Folksonomies, Taxonomies and Metacrap
I've been doing a bit of reading about folksonomies recently. The definition of folksonomy in Wikipedia currently reads
Folksonomy is a neologism for a practice of collaborative categorization using simple tags in a flat namespace. This feature has begun appearing in a variety of social software. At present, the best examples of online folksonomies are social bookmarking sites like del.icio.us, a bookmark sharing site, Flickr, for photo sharing, and 43 Things, for goal sharing.
What I've found interesting about current implementations of folksonomies is that they are blogging with content other than straight text. del.icio.us is basically a linkblog and Flickr isn't much different from a photoblog/moblog. The innovation in these sites is in merging the category metadata from the different entries such that users can browse all the links or photos which match a specified keyword. For example, here are recent links added del.icio.us with the tag 'chicken' and recent photos added to Flickr with the tag 'chicken'. Both sites not only allow browsing all entries that match a particular tag but also go as far as alowing one to subscribe to particular tags as an RSS feed.
I've watched with growing bemusement as certain people have started to debate whether folksonomies will replace traditional categorization mechanisms. Posts such as The Innovator's Lemma by Clay Shirky, Put the social back into social tagging by David Weinberger and it's the social network, stupid! by Liz Lawley go back and forth about this very issue. This discussion reminds me of the article Don't Let Architecture Astronauts Scare You by Joel Spolsky where he wrote
A recent example illustrates this. Your typical architecture astronaut will take a fact like "Napster is a peer-to-peer service for downloading music" and ignore everything but the architecture, thinking it's interesting because it's peer to peer, completely missing the point that it's interesting because you can type the name of a song and listen to it right away.
All they'll talk about is peer-to-peer this, that, and the other thing.
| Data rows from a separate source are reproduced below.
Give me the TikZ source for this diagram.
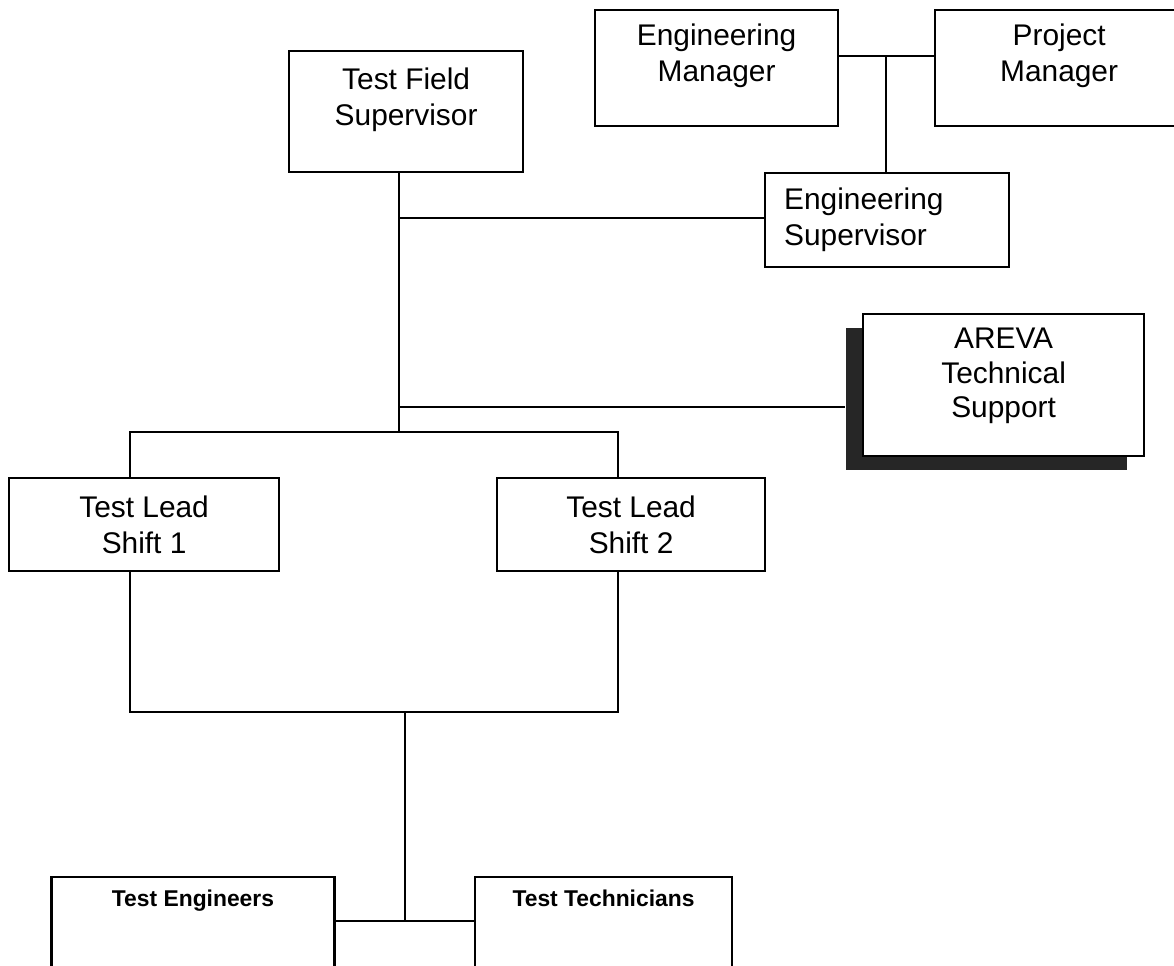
\documentclass[tikz,border=0pt]{standalone}
\usepackage{fontspec}
\setmainfont{Liberation Sans}
\usepackage{tikz}
\usetikzlibrary{shadows,calc}

\begin{document}
\begin{tikzpicture}[x=0.02cm,y=-0.02cm,
    box/.style={draw,line width=1.3pt,fill=white,align=center,inner sep=2pt,
      font=\fontsize{17}{20.5}\selectfont,anchor=north west},
    lift/.style={text depth=#1},
    staff/.style={draw,line width=1.3pt,fill=white,anchor=north,inner xsep=2pt,
      inner ysep=0.26cm,text depth=3cm,font=\fontsize{13}{15}\selectfont\bfseries},
    link/.style={line width=1.3pt}]
  \useasboundingbox (0,0) rectangle (1174,966);
  %Boxes
  \node[box,minimum width=4.86cm,minimum height=2.32cm,lift=0.6cm] (em) at (594,9) {Engineering\\Manager};
  \node[box,minimum width=4.96cm,minimum height=2.32cm,lift=0.6cm] (pm) at (934,9) {Project\\Manager};
  \node[box,minimum width=4.88cm,minimum height=1.88cm,text width=4.12cm,align=left,inner xsep=0pt] (es) at (764,172) {Engineering\\Supervisor};
  \node[box,minimum width=4.68cm,minimum height=2.42cm,lift=0.59cm] (tfs) at (288,50) {Test Field\\Supervisor};
  \node[box,minimum width=5.62cm,minimum height=2.84cm,lift=0.49cm,font=\fontsize{17}{19.5}\selectfont,
    drop shadow={shadow xshift=-0.34cm,shadow yshift=-0.27cm,fill=black!85,opacity=1}] (areva) at (862,313) {AREVA\\Technical\\Support};
  \node[box,minimum width=5.4cm,minimum height=1.86cm] (tl1) at (8,477) {Test Lead\\Shift 1};
  \node[box,minimum width=5.36cm,minimum height=1.86cm] (tl2) at (496,477) {Test Lead\\Shift 2};
  \node[staff,minimum width=5.66cm] (te) at (193,876) {Test Engineers};
  \node[staff,minimum width=5.14cm] (tt) at (603.5,876) {Test Technicians};
  %Junctions
  \coordinate (j0) at (886,56);
  \coordinate (j1) at (399,218);
  \coordinate (j2) at (399,407);
  \coordinate (j3) at (399,432);
  \coordinate (b1) at (130,432);
  \coordinate (b2) at (618,432);
  \coordinate (c1) at (130,712);
  \coordinate (c2) at (618,712);
  \coordinate (c0) at (405,712);
  \coordinate (d0) at (405,921);
  \coordinate (aedge) at ([xshift=-0.34cm]areva.west);
  %Lines
  \draw[link] (em.east |- j0) -- (pm.west |- j0);
  \draw[link] (j0) -- (j0 |- es.north);
  \draw[link] (tfs.south -| j1) -- (j3);
  \draw[link] (j1) -- (es.west |- j1);
  \draw[link] (j2) -- (aedge |- j2);
  \draw[link] (b1 |- tl1.north) -- (b1) -- (b2) -- (b2 |- tl2.north);
  \draw[link] (b1 |- tl1.south) -- (c1) -- (c2) -- (b2 |- tl2.south);
  \draw[link] (c0) -- (d0);
  \draw[link] (te.east |- d0) -- (tt.west |- d0);
\end{tikzpicture}
\end{document}
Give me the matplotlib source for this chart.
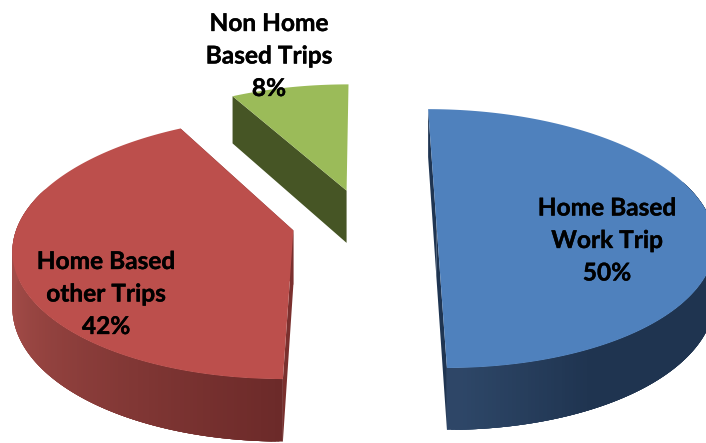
import numpy as np
import matplotlib
matplotlib.use("Agg")
import matplotlib.pyplot as plt
import matplotlib.patheffects as pe
from matplotlib.patches import Polygon
from matplotlib.colors import to_rgb

# Trip purpose shares
categories = ["Home Based\nWork Trip", "Home Based\nother Trips", "Non Home\nBased Trips"]
shares = [50, 42, 8]

top_colors = ["#4f81bd", "#bc4f4c", "#9bbb59"]
cut_colors = ["#1f3552", "#7a302e", "#465525"]
wall_light = ["#2e4768", "#a34c48", "#465525"]
wall_dark = ["#1f3450", "#6c2a29", "#465525"]
wall_fade = [0.45, 1.3, 1.0]
label_xy = [(607, 240.5), (106, 294), (269, 56)]

# Projection of the pie plane onto the canvas
CX, CY = 364.0, 222.0
AX, AY = 275.0, 127.3
PERSP = 0.128
EXPLODE = 0.263
DEPTH = 54.0


def project(X, Y, drop=0.0):
    s = 1.0 / (1.0 + PERSP * Y)
    return CX + AX * X * s, CY - AY * Y * s + drop * s


def mix(a, b, t):
    a, b = np.array(to_rgb(a)), np.array(to_rgb(b))
    return tuple(a + (b - a) * t)


fig = plt.figure(figsize=(7.06, 4.43), dpi=100)
ax = fig.add_axes([0, 0, 1, 1])
ax.set_xlim(0, 706)
ax.set_ylim(443, 0)
ax.axis("off")

fractions = np.array(shares) / np.sum(shares)
edges = np.concatenate([[0], np.cumsum(fractions)]) * 2 * np.pi

for i in range(len(shares)):
    t0, t1 = edges[i], edges[i + 1]
    mid = (t0 + t1) / 2
    ox, oy = EXPLODE * np.sin(mid), EXPLODE * np.cos(mid)
    theta = np.linspace(t0, t1, 240)
    wx, wy = ox + np.sin(theta), oy + np.cos(theta)

    # cut faces first, the top surface hides whatever should not show;
    # the last slice's closing face is edge-on and stays undrawn
    faces = (t0,) if i == len(shares) - 1 else (t0, t1)
    for tc in faces:
        ex, ey = ox + np.sin(tc), oy + np.cos(tc)
        pts = [project(ox, oy), project(ex, ey), project(ex, ey, DEPTH), project(ox, oy, DEPTH)]
        ax.add_patch(Polygon(pts, closed=True, fc=cut_colors[i], ec="none", zorder=i * 3 + 1))

    # outer wall as overlapping shaded strips so no seams appear;
    # strips on the far side of the pie face away and are skipped
    px, py = project(wx, wy)
    bx, by = project(wx, wy, DEPTH)
    n = len(theta)
    for k in range(n - 1):
        if np.cos(theta[k]) > 0.3:
            continue
        if i == 0:
            shade = np.clip((np.pi - theta[k]) / wall_fade[i], 0, 1)
            a, b = max(k - 3, 0), k + 1
        else:
            shade = 1 - np.clip((theta[k] - np.pi) / wall_fade[i], 0, 1)
            a, b = k, min(k + 4, n - 1)
        col = mix(wall_light[i], wall_dark[i], shade)
        quad = [(px[a], py[a]), (px[b], py[b]), (bx[b], by[b]), (bx[a], by[a])]
        ax.add_patch(Polygon(quad, closed=True, fc=col, ec="none", zorder=i * 3 + 2))

    apex = project(ox, oy)
    outline = [apex] + list(zip(px, py))
    ax.add_patch(Polygon(outline, closed=True, fc=top_colors[i], ec="none", zorder=i * 3 + 3))

for name, share, (lx, ly) in zip(categories, shares, label_xy):
    ax.text(lx, ly, f"{name}\n{share}%", ha="center", va="center", multialignment="center",
            family="Lato", weight="bold", fontsize=17.6, color="black", linespacing=1.5, zorder=20,
            path_effects=[pe.withStroke(linewidth=0.25, foreground="black")])

fig.savefig("out.png", dpi=100)
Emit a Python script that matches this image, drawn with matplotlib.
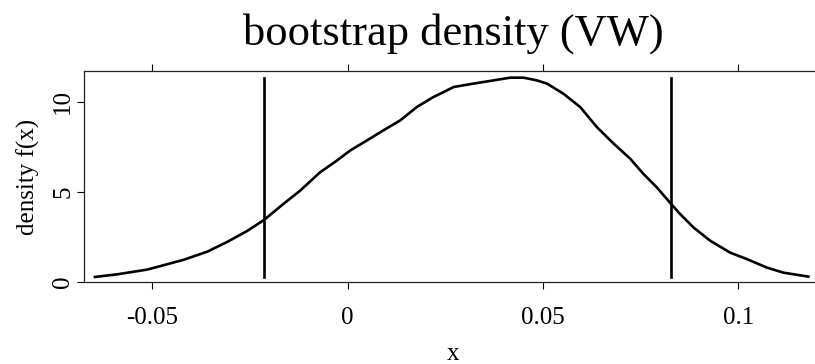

Suddenly you have peer-to-peer conferences, peer-to-peer venture capital funds, and even peer-to-peer backlash with the imbecile business journalists dripping with glee as they copy each other's stories: "Peer To Peer: Dead!"
I think Clay is jumping several steps ahead to conclude that explicit classification schemes will give way to categorization by users. The one thing people are ignoring in this debate (as in all technical debates) is that the various implementations of folksonomies are popular because of the value they provide to the user. When all is said and done, del.icio.us is basically a linkblog and Flickr isn't much different from a photoblog/moblog. This provides inherent value to the user and as a side effect [from the users perspective] each new post becomes part of an ecosystem of posts on the same topic which can then be browsed by others. It isn't clear to me that this dynamic exists everywhere else explicit classification schemes are used today.
One thing that is clear to me is that personal publishing via RSS and the various forms of blogging have found a way to trample all the arguments against metadata in Cory Doctorow's Metacrap article from so many years ago. Once there is incentive for the metadata to be accurate and it is cheap to create there is no reason why some of the scenarios that were decried as utopian by Cory Doctorow in his article can't come to pass. So far only personal publishing has provided the value to end users to make both requirements (accurate & cheap to create) come true.
Postscript: Coincidentally I just noticed a post entitled Meet the new tag soup by Phil Ringnalda pointing out that emphasizing end-user value is needed to woo people to create accurate metadata in the case of using semantic markup in HTML. So far most of the arguments I've seen for semantic markup [or even XHTML for that matter] have been academic. It would be interesting to see what actual value to end users is possible with semantic markup or whether it really has been pointless geekery as I've suspected all along.